= The problem =
Below is a listing; restate from it, character for character, the lines beginning at the line holding "Reproduce this diagram with TikZ." and ending at the line holding "(root) at (94,203.5)", both included.

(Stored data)

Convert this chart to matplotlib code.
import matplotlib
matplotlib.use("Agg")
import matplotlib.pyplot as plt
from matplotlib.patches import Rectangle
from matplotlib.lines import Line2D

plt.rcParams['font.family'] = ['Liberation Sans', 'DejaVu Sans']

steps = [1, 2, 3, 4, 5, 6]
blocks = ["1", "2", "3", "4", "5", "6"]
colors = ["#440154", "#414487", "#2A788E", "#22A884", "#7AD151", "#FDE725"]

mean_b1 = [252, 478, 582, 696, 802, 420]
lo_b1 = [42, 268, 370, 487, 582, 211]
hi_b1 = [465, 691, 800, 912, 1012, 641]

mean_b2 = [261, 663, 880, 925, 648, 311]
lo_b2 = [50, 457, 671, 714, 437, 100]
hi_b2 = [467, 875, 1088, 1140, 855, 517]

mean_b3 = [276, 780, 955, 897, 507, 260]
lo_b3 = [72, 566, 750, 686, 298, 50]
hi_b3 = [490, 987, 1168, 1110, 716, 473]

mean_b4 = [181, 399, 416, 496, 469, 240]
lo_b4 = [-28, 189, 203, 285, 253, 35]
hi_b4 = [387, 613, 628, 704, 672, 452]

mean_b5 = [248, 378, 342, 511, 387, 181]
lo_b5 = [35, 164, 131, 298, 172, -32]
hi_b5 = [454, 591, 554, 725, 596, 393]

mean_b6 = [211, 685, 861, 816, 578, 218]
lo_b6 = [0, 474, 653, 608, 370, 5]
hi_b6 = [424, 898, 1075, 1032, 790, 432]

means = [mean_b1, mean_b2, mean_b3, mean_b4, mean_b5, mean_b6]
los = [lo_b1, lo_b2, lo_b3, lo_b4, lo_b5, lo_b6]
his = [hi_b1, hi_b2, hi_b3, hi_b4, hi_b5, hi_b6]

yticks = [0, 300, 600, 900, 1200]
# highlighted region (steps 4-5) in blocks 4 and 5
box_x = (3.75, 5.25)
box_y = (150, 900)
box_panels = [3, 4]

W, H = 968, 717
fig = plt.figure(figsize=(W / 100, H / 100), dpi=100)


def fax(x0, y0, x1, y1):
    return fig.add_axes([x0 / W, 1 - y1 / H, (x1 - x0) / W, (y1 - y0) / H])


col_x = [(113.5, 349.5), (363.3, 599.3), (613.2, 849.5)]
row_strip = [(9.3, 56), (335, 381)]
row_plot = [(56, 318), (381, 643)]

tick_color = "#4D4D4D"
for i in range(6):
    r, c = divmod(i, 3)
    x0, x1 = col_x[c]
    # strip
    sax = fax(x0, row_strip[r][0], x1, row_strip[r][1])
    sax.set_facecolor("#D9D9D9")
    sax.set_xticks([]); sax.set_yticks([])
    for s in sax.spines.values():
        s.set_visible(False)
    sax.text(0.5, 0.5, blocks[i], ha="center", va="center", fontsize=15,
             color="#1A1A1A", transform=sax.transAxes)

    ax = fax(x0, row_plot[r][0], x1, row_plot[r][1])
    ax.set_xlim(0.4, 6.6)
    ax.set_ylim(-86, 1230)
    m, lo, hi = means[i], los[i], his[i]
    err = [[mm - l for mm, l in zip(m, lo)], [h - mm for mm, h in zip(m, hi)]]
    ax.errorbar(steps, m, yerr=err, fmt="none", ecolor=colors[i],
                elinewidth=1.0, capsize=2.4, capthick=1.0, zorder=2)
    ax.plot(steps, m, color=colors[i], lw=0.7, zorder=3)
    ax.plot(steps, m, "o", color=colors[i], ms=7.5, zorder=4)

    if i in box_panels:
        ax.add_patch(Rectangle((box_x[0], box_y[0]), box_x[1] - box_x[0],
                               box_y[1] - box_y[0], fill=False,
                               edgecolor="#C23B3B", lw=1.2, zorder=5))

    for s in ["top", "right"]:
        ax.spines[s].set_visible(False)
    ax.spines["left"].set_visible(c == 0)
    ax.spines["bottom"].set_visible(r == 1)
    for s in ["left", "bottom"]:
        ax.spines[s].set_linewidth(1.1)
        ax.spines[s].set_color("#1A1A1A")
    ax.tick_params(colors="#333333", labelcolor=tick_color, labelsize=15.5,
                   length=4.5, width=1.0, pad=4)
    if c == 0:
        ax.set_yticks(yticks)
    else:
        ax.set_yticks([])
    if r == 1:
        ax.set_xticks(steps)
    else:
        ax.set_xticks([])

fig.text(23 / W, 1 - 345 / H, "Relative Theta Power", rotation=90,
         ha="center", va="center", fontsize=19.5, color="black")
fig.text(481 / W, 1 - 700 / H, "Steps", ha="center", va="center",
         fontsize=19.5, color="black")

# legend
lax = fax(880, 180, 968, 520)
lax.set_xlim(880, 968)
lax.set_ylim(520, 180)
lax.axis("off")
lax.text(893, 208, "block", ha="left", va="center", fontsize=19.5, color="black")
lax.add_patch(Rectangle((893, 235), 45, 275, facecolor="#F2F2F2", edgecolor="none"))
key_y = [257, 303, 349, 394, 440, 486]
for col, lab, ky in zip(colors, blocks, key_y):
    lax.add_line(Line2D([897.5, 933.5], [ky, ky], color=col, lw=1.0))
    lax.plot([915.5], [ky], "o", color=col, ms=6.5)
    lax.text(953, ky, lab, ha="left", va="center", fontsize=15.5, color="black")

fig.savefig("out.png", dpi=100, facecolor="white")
...
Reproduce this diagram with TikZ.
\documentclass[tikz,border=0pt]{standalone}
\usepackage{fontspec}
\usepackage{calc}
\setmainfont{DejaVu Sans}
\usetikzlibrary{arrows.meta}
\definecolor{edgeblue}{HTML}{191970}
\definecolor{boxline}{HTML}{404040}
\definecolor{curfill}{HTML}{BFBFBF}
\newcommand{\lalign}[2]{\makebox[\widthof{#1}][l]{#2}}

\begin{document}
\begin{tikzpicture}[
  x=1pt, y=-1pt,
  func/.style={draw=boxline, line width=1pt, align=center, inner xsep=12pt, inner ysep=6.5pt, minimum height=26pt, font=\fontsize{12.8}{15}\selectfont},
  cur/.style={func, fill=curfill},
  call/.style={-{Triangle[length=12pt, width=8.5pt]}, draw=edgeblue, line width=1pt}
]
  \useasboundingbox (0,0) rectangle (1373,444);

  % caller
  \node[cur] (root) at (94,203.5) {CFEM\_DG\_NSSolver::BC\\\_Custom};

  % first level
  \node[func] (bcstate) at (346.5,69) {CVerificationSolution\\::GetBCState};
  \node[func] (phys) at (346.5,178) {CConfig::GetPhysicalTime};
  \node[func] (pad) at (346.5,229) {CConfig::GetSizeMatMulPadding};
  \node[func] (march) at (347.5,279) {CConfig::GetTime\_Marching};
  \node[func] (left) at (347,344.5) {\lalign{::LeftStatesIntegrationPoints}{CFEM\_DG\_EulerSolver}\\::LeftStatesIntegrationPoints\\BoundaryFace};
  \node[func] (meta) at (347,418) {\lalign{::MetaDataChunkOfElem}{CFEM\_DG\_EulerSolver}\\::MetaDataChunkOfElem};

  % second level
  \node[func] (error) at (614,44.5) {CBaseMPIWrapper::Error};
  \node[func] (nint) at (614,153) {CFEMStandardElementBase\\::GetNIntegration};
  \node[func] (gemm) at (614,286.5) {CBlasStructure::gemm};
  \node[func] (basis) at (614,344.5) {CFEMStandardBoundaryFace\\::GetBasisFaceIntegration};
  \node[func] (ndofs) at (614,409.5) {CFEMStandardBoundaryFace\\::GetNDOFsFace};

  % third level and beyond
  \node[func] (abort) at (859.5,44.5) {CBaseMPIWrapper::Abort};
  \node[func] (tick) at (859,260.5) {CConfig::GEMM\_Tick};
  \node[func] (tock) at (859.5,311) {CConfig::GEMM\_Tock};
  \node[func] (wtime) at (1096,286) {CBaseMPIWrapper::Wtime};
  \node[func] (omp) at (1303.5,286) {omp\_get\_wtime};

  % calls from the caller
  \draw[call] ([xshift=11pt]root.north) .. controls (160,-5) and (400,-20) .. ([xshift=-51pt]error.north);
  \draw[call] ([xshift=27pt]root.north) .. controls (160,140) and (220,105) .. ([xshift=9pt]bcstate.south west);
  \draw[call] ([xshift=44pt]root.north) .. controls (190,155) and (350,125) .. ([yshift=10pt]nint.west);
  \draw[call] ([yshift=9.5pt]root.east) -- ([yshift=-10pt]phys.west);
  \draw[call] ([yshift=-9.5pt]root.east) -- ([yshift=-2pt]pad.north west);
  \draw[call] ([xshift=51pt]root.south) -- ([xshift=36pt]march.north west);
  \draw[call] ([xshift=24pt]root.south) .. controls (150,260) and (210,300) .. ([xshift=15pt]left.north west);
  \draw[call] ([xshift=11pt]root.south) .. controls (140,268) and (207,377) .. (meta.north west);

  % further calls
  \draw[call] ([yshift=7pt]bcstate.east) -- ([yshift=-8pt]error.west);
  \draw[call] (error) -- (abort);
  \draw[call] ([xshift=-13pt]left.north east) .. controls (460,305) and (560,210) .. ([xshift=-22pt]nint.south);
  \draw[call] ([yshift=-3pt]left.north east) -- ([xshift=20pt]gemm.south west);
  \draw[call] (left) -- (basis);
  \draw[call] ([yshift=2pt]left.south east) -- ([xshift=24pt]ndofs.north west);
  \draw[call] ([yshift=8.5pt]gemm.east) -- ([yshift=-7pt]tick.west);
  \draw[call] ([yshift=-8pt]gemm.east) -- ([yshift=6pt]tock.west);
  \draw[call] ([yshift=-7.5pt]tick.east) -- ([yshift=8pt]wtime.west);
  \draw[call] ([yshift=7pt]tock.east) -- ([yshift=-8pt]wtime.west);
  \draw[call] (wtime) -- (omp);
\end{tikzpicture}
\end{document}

= Result of the exercise =
Reproduce this diagram with TikZ.
\documentclass[tikz,border=0pt]{standalone}
\usepackage{fontspec}
\usepackage{calc}
\setmainfont{DejaVu Sans}
\usetikzlibrary{arrows.meta}
\definecolor{edgeblue}{HTML}{191970}
\definecolor{boxline}{HTML}{404040}
\definecolor{curfill}{HTML}{BFBFBF}
\newcommand{\lalign}[2]{\makebox[\widthof{#1}][l]{#2}}

\begin{document}
\begin{tikzpicture}[
  x=1pt, y=-1pt,
  func/.style={draw=boxline, line width=1pt, align=center, inner xsep=12pt, inner ysep=6.5pt, minimum height=26pt, font=\fontsize{12.8}{15}\selectfont},
  cur/.style={func, fill=curfill},
  call/.style={-{Triangle[length=12pt, width=8.5pt]}, draw=edgeblue, line width=1pt}
]
  \useasboundingbox (0,0) rectangle (1373,444);

  % caller
  \node[cur] (root) at (94,203.5) {CFEM\_DG\_NSSolver::BC\\\_Custom};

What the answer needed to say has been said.